The recipe I used for the custard was in an old “Joy of Cooking.” I looked up others on the Net just now and found one of Julia Child’s/Jacques Pepin’s…Nigella Lawson’s…Tyler Florence’s…and several magazine sources. Some use Prosecco in place of Marsala or sherry and everyone’s proportions are different.
I discovered cold sabayon is fashionable served with large strawberries for dipping. I would think that would put the focus on the berries when I think the sabayon’s the thing. It occurred to me that, were I to add one element, it would be thin shavings of dark chocolate on top—Nigella Lawson suggests this—but is it gilding the lily?
At any rate, so many versions of this dessert are proof that it is a foolproof mixture—you can use more or fewer yolks, more or less sugar and Marsala (or sherry or Prosecco) in the custard and fold in as much or as little whipped cream as you like and it will work. More sugar and it will be sweeter. More spirits and it will be thinner—but have more flavor. I opt for flavor. I seem to have used more whipping cream than most, but, hey, the lighter and creamier the better by me.
More than proportions of ingredients, it is the gentle cooking of the custard—to ensure the yolks won’t curdle or be grainy—and the whisking—to insure all will be billowy—that create the heavenly texture. I wondered why one can’t use an egg beater, but recipes uniformly want a whisk, so who am I to question authority? Some recipes call for testing at the end with an instant-read thermometer, and the required temps vary from 140 to 170 degrees—funny. I didn’t have such a thermometer in my kit bag, just used the good old coating-the-back-of-a-wooden-spoon trick.

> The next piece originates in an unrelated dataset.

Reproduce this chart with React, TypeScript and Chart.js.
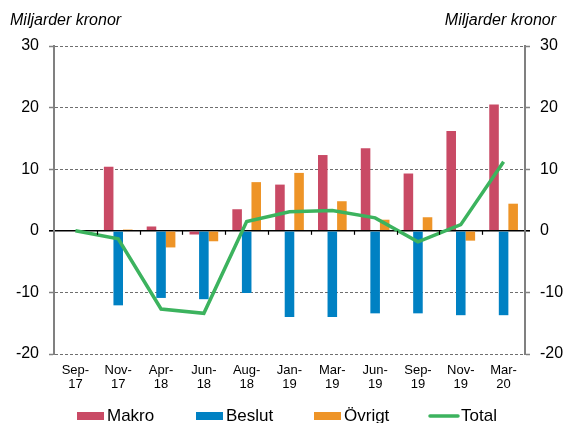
import React, { useEffect, useRef } from 'react';
import { Chart, registerables } from 'chart.js';

Chart.register(...registerables);

const categories = ['Sep-17', 'Nov-17', 'Apr-18', 'Jun-18', 'Aug-18', 'Jan-19', 'Mar-19', 'Jun-19', 'Sep-19', 'Nov-19', 'Mar-20'];
const makro = [0, 10.4, 0.7, -0.6, 3.5, 7.5, 12.3, 13.4, 9.3, 16.2, 20.5];
const beslut = [0, -12.1, -10.9, -11.1, -10.1, -14.0, -14.0, -13.4, -13.4, -13.7, -13.7];
const ovrigt = [0, 0.2, -2.7, -1.7, 7.9, 9.4, 4.8, 1.8, 2.2, -1.6, 4.4];
const total = [0, -1.3, -12.7, -13.4, 1.5, 3.1, 3.3, 2.1, -1.8, 1.0, 11.2];
const yMin = -20;
const yMax = 30;
const yStep = 10;
const axisTitle = 'Miljarder kronor';
const seriesNames = ['Makro', 'Beslut', 'Övrigt', 'Total'];

const COLORS = {
  makro: '#C94A65',
  beslut: '#0081C3',
  ovrigt: '#EE9427',
  total: '#3CB35E',
};

const FONT = '"Liberation Sans", Arial, sans-serif';

const overlayPlugin = {
  id: 'overlay',
  afterDraw(chart: any) {
    const ctx = chart.ctx;
    const x = chart.scales.x;
    const y = chart.scales.y;
    const zeroY = y.getPixelForValue(0);
    ctx.save();
    // boundary ticks on the zero line
    ctx.strokeStyle = '#000';
    ctx.lineWidth = 1.2;
    for (let i = 0; i < categories.length - 1; i++) {
      const bx = (x.getPixelForValue(i) + x.getPixelForValue(i + 1)) / 2;
      ctx.beginPath();
      ctx.moveTo(Math.round(bx) + 0.5, zeroY);
      ctx.lineTo(Math.round(bx) + 0.5, zeroY + 4);
      ctx.stroke();
    }
    // axis titles
    ctx.fillStyle = '#000';
    ctx.font = `italic 16px ${FONT}`;
    ctx.textBaseline = 'alphabetic';
    ctx.textAlign = 'left';
    ctx.fillText(axisTitle, 10, 25);
    ctx.textAlign = 'right';
    ctx.fillText(axisTitle, 556, 25);

    // legend
    ctx.font = `17px ${FONT}`;
    ctx.textAlign = 'left';
    const items = [
      { label: seriesNames[0], color: COLORS.makro, x: 77, type: 'box' },
      { label: seriesNames[1], color: COLORS.beslut, x: 196, type: 'box' },
      { label: seriesNames[2], color: COLORS.ovrigt, x: 314, type: 'box' },
      { label: seriesNames[3], color: COLORS.total, x: 429, type: 'line' },
    ];
    for (const it of items) {
      if (it.type === 'box') {
        ctx.fillStyle = it.color;
        ctx.fillRect(it.x, 412, 27, 8);
        ctx.fillStyle = '#000';
        ctx.fillText(it.label, it.x + 30, 420.5);
      } else {
        ctx.strokeStyle = it.color;
        ctx.lineWidth = 3.5;
        ctx.lineCap = 'round';
        ctx.beginPath();
        ctx.moveTo(it.x + 1, 416);
        ctx.lineTo(it.x + 29, 416);
        ctx.stroke();
        ctx.fillStyle = '#000';
        ctx.fillText(it.label, it.x + 32, 420.5);
      }
    }
    ctx.restore();
  },
};

const yAxisCommon = (position: 'left' | 'right') => ({
  type: 'linear' as const,
  position,
  min: yMin,
  max: yMax,
  ticks: {
    stepSize: yStep,
    color: '#000',
    padding: 10,
    font: { family: FONT, size: 16 },
  },
  grid: {
    drawOnChartArea: position === 'left',
    drawTicks: true,
    tickLength: 5,
    color: (c: any) => (c.tick && c.tick.value === 0 ? '#000' : '#6f6f6f'),
    lineWidth: (c: any) => (c.tick && c.tick.value === 0 ? 1.6 : 1),
    tickColor: (c: any) => (c.tick && c.tick.value === 0 ? '#000' : '#808080'),
    tickWidth: (c: any) => (c.tick && c.tick.value === 0 ? 1.6 : 1.5),
    tickBorderDash: [],
  },
  border: {
    display: true,
    color: '#808080',
    width: 2,
    dash: (c: any) => (c.tick && c.tick.value === 0 ? [] : [3, 2]),
  },
  afterFit: (scale: any) => {
    scale.width = position === 'left' ? 54 : 38;
  },
});

export default function App() {
  const canvasRef = useRef<HTMLCanvasElement | null>(null);

  useEffect(() => {
    if (!canvasRef.current) return;
    const chart = new Chart(canvasRef.current, {
      type: 'bar',
      data: {
        labels: categories,
        datasets: [
          {
            type: 'line',
            label: seriesNames[3],
            data: total,
            borderColor: COLORS.total,
            backgroundColor: COLORS.total,
            borderWidth: 3.5,
            pointRadius: 0,
            tension: 0,
            order: 0,
            yAxisID: 'y',
          } as any,
          {
            label: seriesNames[0],
            data: makro,
            backgroundColor: COLORS.makro,
            order: 1,
            yAxisID: 'y',
          },
          {
            label: seriesNames[1],
            data: beslut,
            backgroundColor: COLORS.beslut,
            order: 1,
            yAxisID: 'y',
          },
          {
            label: seriesNames[2],
            data: ovrigt,
            backgroundColor: COLORS.ovrigt,
            order: 1,
            yAxisID: 'y',
          },
        ],
      },
      options: {
        responsive: false,
        animation: false,
        maintainAspectRatio: false,
        datasets: {
          bar: {
            categoryPercentage: 0.67,
            barPercentage: 1.0,
            borderWidth: 0,
          },
        },
        layout: { padding: { top: 46, bottom: 24, left: 0, right: 0 } },
        plugins: {
          legend: { display: false },
          tooltip: { enabled: false },
          title: { display: false },
        },
        scales: {
          x: {
            type: 'category',
            offset: true,
            grid: { display: false, drawTicks: false },
            border: { display: false },
            ticks: {
              color: '#000',
              padding: 9,
              maxRotation: 0,
              autoSkip: false,
              font: { family: FONT, size: 13, lineHeight: 1.08 },
              callback: (_v: any, i: number) => {
                const s = categories[i];
                const k = s.indexOf('-');
                return [s.slice(0, k + 1), s.slice(k + 1)];
              },
            },
            afterFit: (scale: any) => {
              scale.height = 423 - 354 - 24;
            },
          },
          y: yAxisCommon('left') as any,
          y2: yAxisCommon('right') as any,
        },
      },
      plugins: [overlayPlugin],
    });
    return () => chart.destroy();
  }, []);

  return (
    <div style={{ position: 'absolute', left: 0, top: 0, width: 563, height: 423, background: '#fff' }}>
      <canvas ref={canvasRef} width={563} height={423} style={{ display: 'block' }} />
    </div>
  );
}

A few steps will insure success: use a double boiler…be sure the water beneath barely simmers and that the bottom of the top pot does not touch the water below…cool the thickened custard rapidly (just whisk over ice water and now the bottom of the pot SHOULD touch the water)…chill not just the cream but the bowl and beaters before whipping…fold the whipped cream into the custard no more than a couple of hours before serving—whipped cream thins out and would start to thin out the custard.
However. The custard can be prepared a day in advance—just cover the surface with waxed paper** and refrigerate. If need be, whipped cream will hold for several hours if you place it in a sieve lined with a damp cloth, set it over a drip-catching dish, cover, and refrigerate.
This is the way I made the sabayon…um, with one exception. I packed a bottle of sweet Marsala by mistake. The sabayon was delectable but the flavor would have been nuttier, more complex, with dryer wine.
Cold Sabayon (6 to 8 servings)
In the large top of a double boiler or a big stainless steel bowl, whisk together 8 large egg yolks and ½ cup granulated sugar.
Whisk vigorously until light. Whisk constantly while drizzling in 1 cup dry marsala or sherry.
Set over barely simmering water and whisk constantly, vigorously, reaching every part of the mixture, until the custard has increased many times in volume and coats a wooden spoon so that it makes a track when you run a finger through it. Allow 10 to 15 minutes (enough time to compose a limerick or haiku).
Place the pan or bowl over a big bowl of ice water and continue whisking till cool. Cover and refrigerate.
Whip 2 cups best quality heavy whipping cream until soft peaks hold. If more than 2 hours before using, chill as described above.
Up to 2 hours before serving, fold the whipped cream into the cold custard and smooth into a chilled 6-cup serving bowl.
Cover and keep cold until serving in small bowls in beautiful billowy dollops–colorful petals of edible flowers–the likes of roses, nasturtiums, pansies, marigolds, sunflowers–sprinkled on top?
**At the writing of this recipe, I called for plastic film, but these days I try to avoid all contact with plastic.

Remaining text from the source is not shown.